◆ DATA SECTION
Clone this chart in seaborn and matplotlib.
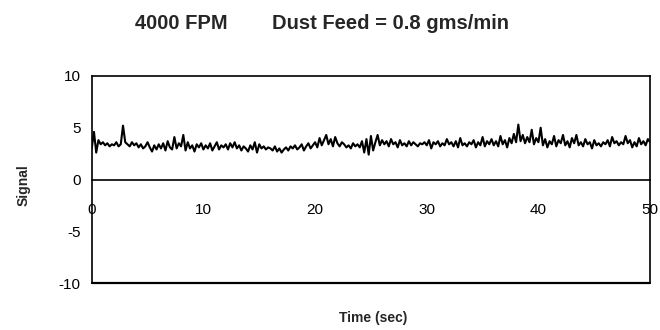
import numpy as np
import pandas as pd
import matplotlib
matplotlib.use('Agg')
import matplotlib.pyplot as plt
import seaborn as sns

sns.set_style('white')
plt.rcParams['font.family'] = ['Liberation Sans', 'DejaVu Sans']
plt.rcParams['axes.unicode_minus'] = False

# signal, one value every 0.2 s (0 .. 50 s)
signal = [
    3.0, 4.6, 2.6, 3.8, 3.4, 3.6, 3.3, 3.5, 3.2, 3.4,
    3.3, 3.6, 3.2, 3.4, 5.2, 3.6, 3.4, 3.2, 3.6, 3.3,
    3.5, 3.1, 3.4, 3.0, 3.2, 3.6, 3.1, 2.7, 3.3, 2.9,
    3.4, 3.0, 3.5, 2.8, 3.7, 3.1, 2.9, 4.1, 3.0, 3.5,
    3.2, 4.3, 2.8, 3.6, 3.0, 3.3, 2.7, 3.4, 3.1, 3.5,
    2.9, 3.3, 3.0, 3.5, 2.8, 3.2, 3.6, 2.9, 3.3, 3.1,
    3.4, 2.9, 3.5, 3.1, 3.6, 3.0, 3.3, 2.8, 3.2, 3.0,
    2.7, 3.3, 2.9, 3.6, 2.6, 3.4, 3.0, 3.2, 2.9, 3.1,
    3.0, 2.8, 3.2, 2.7, 3.0, 2.6, 2.9, 3.1, 2.8, 3.2,
    3.0, 3.3, 2.9, 3.1, 3.4, 2.8, 3.2, 3.5, 3.0, 3.3,
    3.6, 3.1, 4.0, 3.3, 3.8, 4.3, 3.4, 3.9, 3.2, 4.1,
    3.5, 3.2, 3.6, 3.4, 3.1, 3.3, 3.0, 3.5, 3.2, 3.4,
    3.1, 3.7, 2.6, 3.9, 2.4, 4.2, 2.8, 3.6, 4.3, 3.3,
    3.8, 3.4, 3.7, 3.2, 3.9, 3.4, 3.6, 3.1, 3.8, 3.3,
    3.5, 3.2, 3.7, 3.3, 3.6, 3.4, 3.2, 3.5, 3.4, 3.6,
    3.3, 3.8, 3.0, 3.6, 3.4, 3.7, 3.2, 3.5, 3.3, 3.9,
    3.4, 3.6, 3.2, 3.7, 3.1, 4.0, 3.3, 3.5, 3.2, 3.6,
    3.4, 3.8, 3.1, 3.6, 3.3, 4.1, 3.2, 3.7, 3.4, 3.9,
    3.3, 3.7, 3.2, 4.2, 3.4, 3.8, 3.1, 4.0, 3.5, 4.4,
    3.6, 5.3, 3.7, 4.3, 3.5, 4.1, 3.6, 4.8, 3.4, 4.0,
    3.6, 5.0, 3.3, 3.9, 3.1, 3.7, 3.4, 4.2, 3.2, 3.8,
    3.5, 4.3, 3.3, 3.7, 3.1, 4.0, 3.5, 4.3, 3.3, 3.6,
    3.2, 3.9, 3.4, 3.6, 3.0, 3.8, 3.3, 3.5, 3.2, 3.6,
    3.4, 3.8, 3.2, 4.1, 3.5, 3.7, 3.3, 3.6, 3.4, 4.2,
    3.5, 3.8, 3.1, 3.6, 3.2, 4.0, 3.4, 3.7, 3.3, 3.9, 3.6,
]
time_s = np.round(np.arange(len(signal)) * 0.2, 1)
x_ticks = [0, 10, 20, 30, 40, 50]
y_ticks = [-10, -5, 0, 5, 10]

df = pd.DataFrame({'Time': time_s, 'Signal': signal})

fig = plt.figure(figsize=(6.6, 3.3), dpi=100)
ax = fig.add_axes([0.139, 0.142, 0.846, 0.628])

sns.lineplot(data=df, x='Time', y='Signal', color='black', linewidth=1.5, ax=ax)

ax.set_xlim(0, 50)
ax.set_ylim(-10, 10)
ax.set_xticks(x_ticks)
ax.set_yticks(y_ticks)

# x axis runs through zero, frame kept around the plot
ax.spines['bottom'].set_position(('data', 0))
for s in ['left', 'right', 'top', 'bottom']:
    ax.spines[s].set_color('black')
    ax.spines[s].set_linewidth(1.2)
ax.axhline(-10, color='black', linewidth=1.6, clip_on=False)

ax.tick_params(axis='x', direction='inout', length=6, width=1, pad=14,
               labelsize=11, colors='black')
ax.tick_params(axis='y', direction='out', length=4, width=1, pad=4,
               labelsize=11, colors='black')

ax.set_xlabel('')
ax.set_ylabel('')
fig.text(0.565, 0.035, 'Time (sec)', ha='center', va='center',
         fontsize=10, fontweight='bold')
fig.text(0.035, 0.44, 'Signal', ha='center', va='center', rotation=90,
         fontsize=10, fontweight='bold')

fig.text(0.275, 0.93, '4000 FPM', ha='center', va='center',
         fontsize=14.5, fontweight='bold')
fig.text(0.5924, 0.93, 'Dust Feed = 0.8 gms/min', ha='center', va='center',
         fontsize=14.5, fontweight='bold')

fig.savefig('out.png', dpi=100)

◆ WHAT THE EXERCISE ASKS
Count every line in the data that contains the word "matplotlib", then give that count and nothing else.

◆ RESPONSE
4